大阪府では25日、高校の授業料を完全無償にする新制度案が決定しました。
吉村知事が大阪の生徒が通う府外の高校にも参加してほしいとしている制度案ですが、実現は簡単ではなさそうです。
25日午前、開かれた大阪府の戦略本部会議。
【大阪府 吉村洋文知事】
「本日、高校における授業料の完全無償化に向けて大きな一歩を迎えることができたと思います」
決定されたのは、公立・私立ともに府内の高校の授業料を無料にする「完全無償化」の新制度案です。これまであった所得制限を撤廃し、全ての生徒について63万円までの授業料を国と大阪府が補助、63万円を超える授業料は学校が全員分負担します。
この制度案は、来年度の高校3年生からスタートし、2026年度には全学年に適用されるものです。
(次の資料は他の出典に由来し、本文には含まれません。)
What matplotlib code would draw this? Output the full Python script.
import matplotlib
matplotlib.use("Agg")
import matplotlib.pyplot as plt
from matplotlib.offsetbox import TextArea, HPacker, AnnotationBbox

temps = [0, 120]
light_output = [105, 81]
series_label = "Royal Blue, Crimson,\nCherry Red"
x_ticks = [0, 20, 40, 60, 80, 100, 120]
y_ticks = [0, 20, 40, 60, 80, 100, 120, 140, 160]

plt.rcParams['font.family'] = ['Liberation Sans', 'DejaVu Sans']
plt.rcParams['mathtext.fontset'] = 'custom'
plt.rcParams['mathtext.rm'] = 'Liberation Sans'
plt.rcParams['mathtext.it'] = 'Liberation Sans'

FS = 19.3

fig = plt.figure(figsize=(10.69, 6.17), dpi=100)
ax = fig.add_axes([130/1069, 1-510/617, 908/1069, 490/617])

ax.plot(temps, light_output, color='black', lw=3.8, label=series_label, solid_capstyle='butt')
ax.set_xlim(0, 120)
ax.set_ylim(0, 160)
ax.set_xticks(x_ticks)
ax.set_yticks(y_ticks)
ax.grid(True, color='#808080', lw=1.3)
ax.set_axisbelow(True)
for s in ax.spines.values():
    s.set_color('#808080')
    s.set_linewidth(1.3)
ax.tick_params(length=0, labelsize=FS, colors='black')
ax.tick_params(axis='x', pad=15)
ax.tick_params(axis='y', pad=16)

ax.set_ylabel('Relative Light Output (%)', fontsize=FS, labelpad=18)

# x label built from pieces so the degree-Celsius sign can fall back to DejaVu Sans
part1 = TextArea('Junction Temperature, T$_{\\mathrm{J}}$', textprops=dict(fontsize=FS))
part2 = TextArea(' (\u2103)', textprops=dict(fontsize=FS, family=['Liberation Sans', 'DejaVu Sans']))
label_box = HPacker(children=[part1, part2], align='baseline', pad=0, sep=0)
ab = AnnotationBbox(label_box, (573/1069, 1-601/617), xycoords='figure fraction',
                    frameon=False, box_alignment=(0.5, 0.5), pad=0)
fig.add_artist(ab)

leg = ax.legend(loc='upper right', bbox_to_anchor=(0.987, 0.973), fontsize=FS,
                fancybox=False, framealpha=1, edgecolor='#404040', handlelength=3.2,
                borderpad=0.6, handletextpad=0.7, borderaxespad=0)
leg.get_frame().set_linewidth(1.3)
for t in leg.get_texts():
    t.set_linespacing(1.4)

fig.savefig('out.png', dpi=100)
大阪府は負担が増える私立高校の新たな財源を創出するため、ふるさと納税を実施するということです。
【大阪府 吉村洋文知事】
「自分の進みたい道に進めるようにする。学びたいところで学べるようにする。自分の可能性を追及できるようにする。そういった社会を目指していくべきだと思います」
制度の対象は大阪府民。生徒が府外の高校に通っていても、その学校が制度に加入すれば対象となります。
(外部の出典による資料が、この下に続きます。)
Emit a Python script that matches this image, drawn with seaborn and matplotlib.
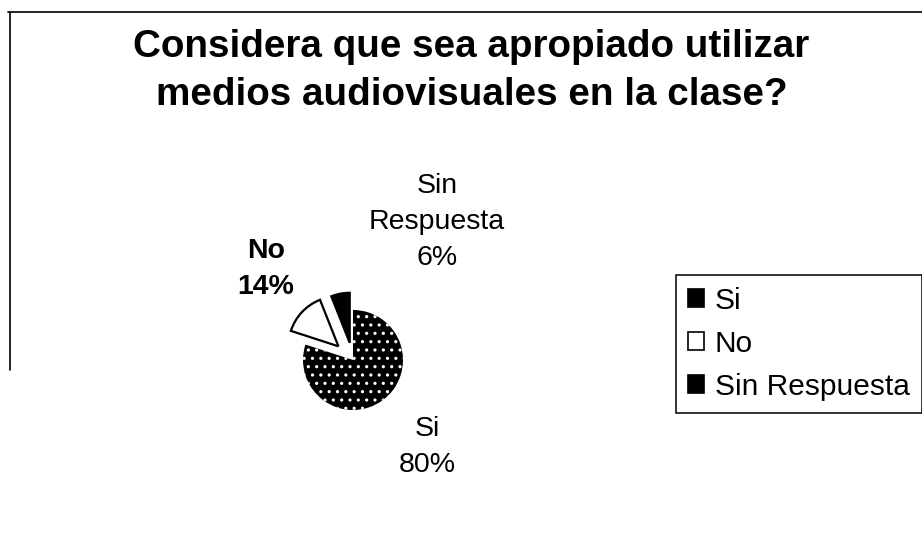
import matplotlib
matplotlib.use('Agg')
import matplotlib.pyplot as plt
from matplotlib.lines import Line2D
from matplotlib.patches import Patch
import seaborn as sns

# Data
categories = ['Si', 'No', 'Sin Respuesta']
values = [80, 14, 6]
slice_labels = ['Si', 'No', 'Sin\nRespuesta']
title_lines = ['Considera que sea apropiado utilizar',
               'medios audiovisuales en la clase?']

# Styling / layout
slice_colors = ['black', 'white', 'black']
explode = [0, 0.4, 0.35]
label_offsets = [(1.48, -1.75), (-1.74, 1.82), (1.68, 2.76)]
label_weights = ['normal', 'bold', 'normal']

sns.set_style('white')
plt.rcParams['font.family'] = ['Liberation Sans', 'DejaVu Sans']
plt.rcParams['text.color'] = 'black'
plt.rcParams['hatch.linewidth'] = 1.1

W, H = 922, 543
cx, cy, r = 353, 360, 50   # pie centre and radius in pixels

fig = plt.figure(figsize=(W / 100, H / 100), dpi=100)
ax = fig.add_axes([0, 0, 1, 1])

wedges, _ = ax.pie(values, explode=explode, startangle=90, counterclock=False,
                   colors=slice_colors,
                   wedgeprops=dict(edgecolor='black', linewidth=1.6))
# the big slice is black with a white dotted texture
wedges[0].set_edgecolor('white')
wedges[0].set_linewidth(0)
wedges[0].set_hatch('..')

ax.set_xlim(-cx / r, (W - cx) / r)
ax.set_ylim(-(H - cy) / r, cy / r)
ax.set_aspect('auto')
ax.axis('off')

for lab, v, (dx, dy), wt in zip(slice_labels, values, label_offsets, label_weights):
    ax.text(dx, dy, f'{lab}\n{v}%', ha='center', va='center',
            fontsize=20.5, fontweight=wt, color='black', linespacing=1.5)

# title, two lines
fig.text(471.5 / W, 1 - 57 / H, title_lines[0], ha='center', va='baseline',
         fontsize=27.8, fontweight='bold')
fig.text(471.5 / W, 1 - 105 / H, title_lines[1], ha='center', va='baseline',
         fontsize=27.8, fontweight='bold')

# chart frame (top and left edges only are visible)
fig.add_artist(Line2D([8 / W, 1], [1 - 12 / H, 1 - 12 / H],
                      transform=fig.transFigure, color='black', lw=1.2))
fig.add_artist(Line2D([10 / W, 10 / W], [1 - 12 / H, 1 - 370 / H],
                      transform=fig.transFigure, color='black', lw=1.2))

handles = [Patch(facecolor=c, edgecolor='black', linewidth=1.2) for c in slice_colors]
leg = fig.legend(handles, categories, loc='upper left',
                 bbox_to_anchor=(676 / W, 1 - 275 / H), bbox_transform=fig.transFigure,
                 borderaxespad=0, fontsize=21.5, handlelength=0.55, handleheight=0.55,
                 handletextpad=0.35, labelspacing=0.5, borderpad=0.4,
                 frameon=True, fancybox=False, edgecolor='black', framealpha=1)
leg.get_frame().set_linewidth(1.1)

fig.savefig('out.png', dpi=100)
大阪府外の私立高校は、この制度案をどのように受け止めているのでしょうか。
奈良県河合町にある西大和学園高校。毎年、東大や京大に合格者を多数輩出する“名門”と呼ばれる私立高校です。西大和学園の場合、制度の対象となる授業料は1人あたり約70万円のため、63万円を超える分の授業料を負担すると、学校は年間で約3900万円を負担することになります。学校は、負担を賄うために授業料などをもし上げることになれば、いびつな構造を生むと指摘します。
【学校法人西大和学園 田野瀬太樹理事長】
「例えば大阪府民で年間2000万、3000万稼いでらっしゃる方が“タダ”で来ていて、かたや奈良県の所得400万、500万の人が、その足らずを埋め合わせるというような、そういうことになってしまうというね。そういう不公平もはらんでいますよね」
新制度案は9月に開会する府議会で議論され、制度として確定されます。大阪府外の高校でこの制度に加入することを公式に表明している学校は、現時点でありません。